**Exercise brief**: Your task is to copy every line of this material exactly.

**Source data**:
## BEGIN
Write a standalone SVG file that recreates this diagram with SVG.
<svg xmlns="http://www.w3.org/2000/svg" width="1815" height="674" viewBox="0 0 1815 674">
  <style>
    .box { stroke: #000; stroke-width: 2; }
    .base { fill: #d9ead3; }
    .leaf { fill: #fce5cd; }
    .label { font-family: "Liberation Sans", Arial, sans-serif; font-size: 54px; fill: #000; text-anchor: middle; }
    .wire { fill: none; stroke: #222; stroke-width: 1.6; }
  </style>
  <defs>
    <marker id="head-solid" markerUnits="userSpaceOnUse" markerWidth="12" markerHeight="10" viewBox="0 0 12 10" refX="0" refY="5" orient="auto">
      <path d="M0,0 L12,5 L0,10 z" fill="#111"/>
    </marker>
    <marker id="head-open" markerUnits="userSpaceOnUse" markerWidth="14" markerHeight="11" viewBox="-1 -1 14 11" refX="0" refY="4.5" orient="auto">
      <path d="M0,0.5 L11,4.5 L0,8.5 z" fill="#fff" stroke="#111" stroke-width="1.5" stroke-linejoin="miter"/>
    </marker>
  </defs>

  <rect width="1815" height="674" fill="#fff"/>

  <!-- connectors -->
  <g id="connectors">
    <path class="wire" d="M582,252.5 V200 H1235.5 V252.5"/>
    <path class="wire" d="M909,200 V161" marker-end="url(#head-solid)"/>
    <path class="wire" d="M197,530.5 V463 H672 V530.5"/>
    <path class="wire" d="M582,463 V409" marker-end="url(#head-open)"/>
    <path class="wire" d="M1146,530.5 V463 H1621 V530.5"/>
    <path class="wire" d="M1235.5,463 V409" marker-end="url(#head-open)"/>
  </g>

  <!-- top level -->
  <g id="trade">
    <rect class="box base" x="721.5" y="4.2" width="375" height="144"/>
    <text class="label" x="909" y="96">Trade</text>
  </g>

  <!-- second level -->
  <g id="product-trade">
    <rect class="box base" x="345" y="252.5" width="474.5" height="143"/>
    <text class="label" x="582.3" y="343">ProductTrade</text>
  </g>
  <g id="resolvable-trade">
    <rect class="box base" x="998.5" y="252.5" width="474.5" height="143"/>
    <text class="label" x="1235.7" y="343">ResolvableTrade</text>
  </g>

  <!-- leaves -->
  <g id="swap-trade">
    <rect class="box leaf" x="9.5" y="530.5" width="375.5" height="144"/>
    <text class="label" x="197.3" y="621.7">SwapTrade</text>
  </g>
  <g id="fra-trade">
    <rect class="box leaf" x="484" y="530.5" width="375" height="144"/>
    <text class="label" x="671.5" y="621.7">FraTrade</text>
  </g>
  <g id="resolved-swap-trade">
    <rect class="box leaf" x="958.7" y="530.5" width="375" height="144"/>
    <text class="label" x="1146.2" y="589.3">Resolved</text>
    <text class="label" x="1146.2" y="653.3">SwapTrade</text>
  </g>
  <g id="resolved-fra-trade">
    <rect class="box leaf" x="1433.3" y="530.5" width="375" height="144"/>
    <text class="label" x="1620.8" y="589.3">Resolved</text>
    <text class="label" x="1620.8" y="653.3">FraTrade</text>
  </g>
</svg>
## END
**Result**:
Write a standalone SVG file that recreates this diagram with SVG.
<svg xmlns="http://www.w3.org/2000/svg" width="1815" height="674" viewBox="0 0 1815 674">
  <style>
    .box { stroke: #000; stroke-width: 2; }
    .base { fill: #d9ead3; }
    .leaf { fill: #fce5cd; }
    .label { font-family: "Liberation Sans", Arial, sans-serif; font-size: 54px; fill: #000; text-anchor: middle; }
    .wire { fill: none; stroke: #222; stroke-width: 1.6; }
  </style>
  <defs>
    <marker id="head-solid" markerUnits="userSpaceOnUse" markerWidth="12" markerHeight="10" viewBox="0 0 12 10" refX="0" refY="5" orient="auto">
      <path d="M0,0 L12,5 L0,10 z" fill="#111"/>
    </marker>
    <marker id="head-open" markerUnits="userSpaceOnUse" markerWidth="14" markerHeight="11" viewBox="-1 -1 14 11" refX="0" refY="4.5" orient="auto">
      <path d="M0,0.5 L11,4.5 L0,8.5 z" fill="#fff" stroke="#111" stroke-width="1.5" stroke-linejoin="miter"/>
    </marker>
  </defs>

  <rect width="1815" height="674" fill="#fff"/>

  <!-- connectors -->
  <g id="connectors">
    <path class="wire" d="M582,252.5 V200 H1235.5 V252.5"/>
    <path class="wire" d="M909,200 V161" marker-end="url(#head-solid)"/>
    <path class="wire" d="M197,530.5 V463 H672 V530.5"/>
    <path class="wire" d="M582,463 V409" marker-end="url(#head-open)"/>
    <path class="wire" d="M1146,530.5 V463 H1621 V530.5"/>
    <path class="wire" d="M1235.5,463 V409" marker-end="url(#head-open)"/>
  </g>

  <!-- top level -->
  <g id="trade">
    <rect class="box base" x="721.5" y="4.2" width="375" height="144"/>
    <text class="label" x="909" y="96">Trade</text>
  </g>

  <!-- second level -->
  <g id="product-trade">
    <rect class="box base" x="345" y="252.5" width="474.5" height="143"/>
    <text class="label" x="582.3" y="343">ProductTrade</text>
  </g>
  <g id="resolvable-trade">
    <rect class="box base" x="998.5" y="252.5" width="474.5" height="143"/>
    <text class="label" x="1235.7" y="343">ResolvableTrade</text>
  </g>

  <!-- leaves -->
  <g id="swap-trade">
    <rect class="box leaf" x="9.5" y="530.5" width="375.5" height="144"/>
    <text class="label" x="197.3" y="621.7">SwapTrade</text>
  </g>
  <g id="fra-trade">
    <rect class="box leaf" x="484" y="530.5" width="375" height="144"/>
    <text class="label" x="671.5" y="621.7">FraTrade</text>
  </g>
  <g id="resolved-swap-trade">
    <rect class="box leaf" x="958.7" y="530.5" width="375" height="144"/>
    <text class="label" x="1146.2" y="589.3">Resolved</text>
    <text class="label" x="1146.2" y="653.3">SwapTrade</text>
  </g>
  <g id="resolved-fra-trade">
    <rect class="box leaf" x="1433.3" y="530.5" width="375" height="144"/>
    <text class="label" x="1620.8" y="589.3">Resolved</text>
    <text class="label" x="1620.8" y="653.3">FraTrade</text>
  </g>
</svg>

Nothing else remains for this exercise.